After spending most of my time so far playing Madden Ultimate Team, I’m both impressed and overwhelmed by the multitude of options within the mode. I don’t find it to be quite as easy to grasp and navigate as The Show’s Diamond Dynasty however, as upgrading sets can make for a lengthy and rather tedious process. Perhaps this is why the packs store so prominently features highly coveted items you have to shell out real money to purchase with no option of spending coins earned through the game on them instead.
It’s hard to say at this point which gameplay issues could be patched to satisfaction in the coming months, but it’s increasingly looking like a year where the introduction of the new Frostbite engine and modes like Longshot has come at the cost of any major improvements to the nitty gritty details of action on the gridiron.
I agree with Kevin about the core gameplay issues. It seems the only way to get somewhat realistic line play in CFM is to increase pass blocking sliders for the AI. The problem with that is now the only way you get sacks is with a blitz, and to further that problem, you’ll get a sack about 70 percent of the time you blitz. All this leads your linebackers and safeties leading your team in sacks, while your DEs end up with just a small handful. To continue with the gameplay legacy issues, there are still a ton of tackles for losses. There’s also no positional rotation which is another long-time legacy issue. Stat tracking in CFM continues to have the same calculation errors year after year such as fumble recoveries being doubled in simmed games.
Does the game play better than last year?
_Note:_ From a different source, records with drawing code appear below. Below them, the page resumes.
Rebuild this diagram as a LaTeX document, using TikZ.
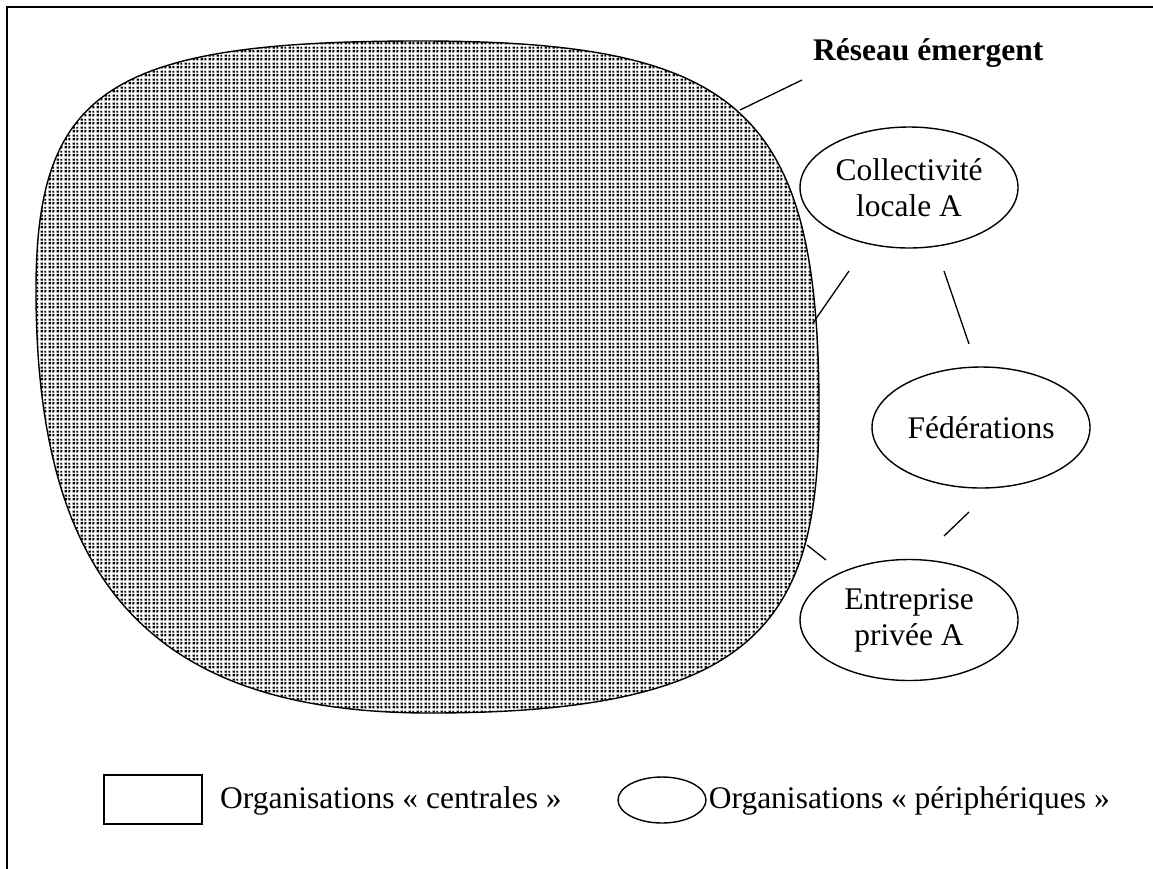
\documentclass[tikz,border=0pt]{standalone}
\usepackage{fontspec}
\setmainfont{Liberation Serif}
\usetikzlibrary{shapes.geometric,patterns}
\pgfdeclarepatternformonly{halftone}{\pgfpointorigin}{\pgfpoint{8pt}{8pt}}{\pgfpoint{8pt}{8pt}}{%
  \pgfpathrectangle{\pgfpoint{0.6pt}{0.6pt}}{\pgfpoint{2.8pt}{2.8pt}}%
  \pgfpathrectangle{\pgfpoint{4.8pt}{0.8pt}}{\pgfpoint{2.4pt}{2.4pt}}%
  \pgfpathrectangle{\pgfpoint{0.8pt}{4.8pt}}{\pgfpoint{2.4pt}{2.4pt}}%
  \pgfpathrectangle{\pgfpoint{5pt}{5pt}}{\pgfpoint{2pt}{2pt}}%
  \pgfusepath{fill}}
\tikzset{
  txt/.style={font=\fontsize{31.5}{36}\selectfont, inner sep=0pt},
  org/.style={ellipse, draw, line width=1.4pt, minimum width=218pt, minimum height=121pt,
              inner sep=0pt, align=center, font=\fontsize{31.5}{36}\selectfont},
  link/.style={line width=1.3pt},
  frame/.style={line width=2pt}
}
\begin{document}
\begin{tikzpicture}[x=1pt,y=-1pt]
\useasboundingbox (0,0) rectangle (1153,868);
\fill[white] (0,0) rectangle (1153,868);
% outer frame (right and bottom sides lie outside the picture)
\draw[frame] (1170,6.5) -- (7,6.5) -- (7,880);
% emergent network blob
\draw[line width=1.4pt, pattern=halftone]
  (420,41) .. controls (740,41) and (819,110) .. (819,410)
           .. controls (819,620) and (760,713) .. (430,713)
           .. controls (150,713) and (36,580) .. (36,290)
           .. controls (36,90) and (110,41) .. (420,41) -- cycle;
\node[txt, font=\fontsize{31.5}{36}\selectfont\bfseries, anchor=base west] (title) at (813,60) {Réseau émergent};
\coordinate (blobA) at (740,110);
\coordinate (titleEnd) at (802,80);
\draw[link] (blobA) -- (titleEnd);
% peripheral organisations
\node[org] (coll) at (909,187.5) {Collectivité\\locale A};
\node[org] (fed) at (981,427.5) {Fédérations};
\node[org] (ent) at (909,620) {Entreprise\\privée A};
\coordinate (c1) at (849,271);
\coordinate (b1) at (813,323);
\coordinate (c2) at (944,271);
\coordinate (f1) at (969,344);
\coordinate (f2) at (969,512);
\coordinate (e1) at (944,536);
\coordinate (b2) at (807,545);
\coordinate (e2) at (826,560);
\draw[link] (c1) -- (b1);
\draw[link] (c2) -- (f1);
\draw[link] (f2) -- (e1);
\draw[link] (b2) -- (e2);
% legend
\node[draw, line width=1.6pt, minimum width=98pt, minimum height=49pt, inner sep=0pt] (keybox) at (153,799.5) {};
\node[txt, anchor=base west] (keytxt1) at (220,808) {Organisations « centrales »};
\node[ellipse, draw, line width=1.4pt, minimum width=88pt, minimum height=46pt, inner sep=0pt] (keyell) at (662,800) {};
\node[txt, anchor=base east] (keytxt2) at (1110,808) {Organisations « périphériques »};
\end{tikzpicture}
\end{document}
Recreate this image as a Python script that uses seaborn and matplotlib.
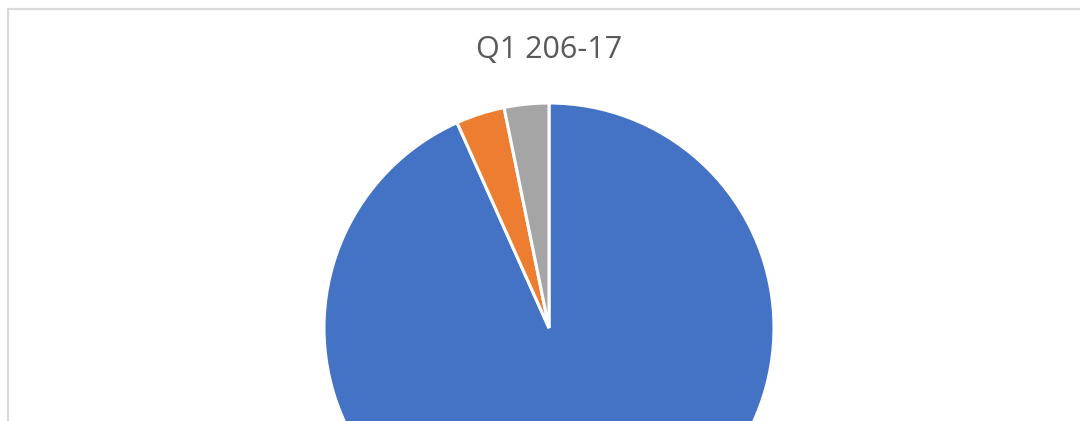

It certainly does, but I can’t help but feel frustrated when such legacy issues go untouched.
Madden to me is quite bland on the CFM front overall — there are no storylines worth reading, and news coverage and stat overlays I find myself skipping past as they offer little to no substance. It’s just the same old story of a franchise experience taking a backseat.
I did try some MUT, and I actually like their setup better than The Show, which I find to be very bulky and cumbersome. However, in playing MUT, it’s far too arcadey of an experience for me to enjoy.
Longshot is very well done, and I can only hope that elements of it find their way into CFM next year.
After having a few weeks with Madden 18, it’s very clear that the bulk of the development cycle went to Longshot. It is an admittedly good story and was far more entertaining than I had expected it to be. That being said, the development of Longshot definitely took away from the rest of the core experience. The switch to the Frostbite engine has certainly made the game a thing of beauty, but the looks are only skin deep.
CFM hasn’t been touched in any meaningful way. Old animations and odd clipping issues are still ever present. The ball is still lacking in physics, and incomplete passes tend to skip off of the turf like a rock on a pond. Funky interactions in blocking and in the tackling animations serve to remind us that there are still legacy issues that need to be worked out.
Not all is bad though. Madden Ultimate Team remains a deep and engaging mode for anyone who loves the card collector modes that are popular across sports titles. As Mike said, the MUT interface is a step up from MLB The Show. Where The Show has a clunky and bulky interface, Madden 18 has a central hub that labels everything clearly. Solos or Seasons, new players and veterans of the mode know exactly what to do and where to go. The action in MUT itself runs a bit more on the arcade side, but at its core it is still a whole lot of fun to play.
Overall, the difference between the three game styles (Sim, Competitive, and Arcade) is more subtle than expected, but it is there if you’re paying attention. Run blocking is vastly improved, with holes opening up and downfield blocks actually being picked up. Pass blocking is a bit of a mixed bag. Pockets form but only in the most rudimentary sense. Similarly, the WR/DB interactions are also fairly simple with it largely being a slightly more advanced version of rock, paper, scissors. Clearly, more work could be done in these areas.
Madden 18 is not a bad game by any stretch. It’s a fun game of football and any fan of the NFL would not be sorry for purchasing it. There is an initial wow factor when players first see what the Frostbite engine does to the visuals, but once that wears off we’re left with a game that is a solid game of NFL football, but not quite what I hoped for.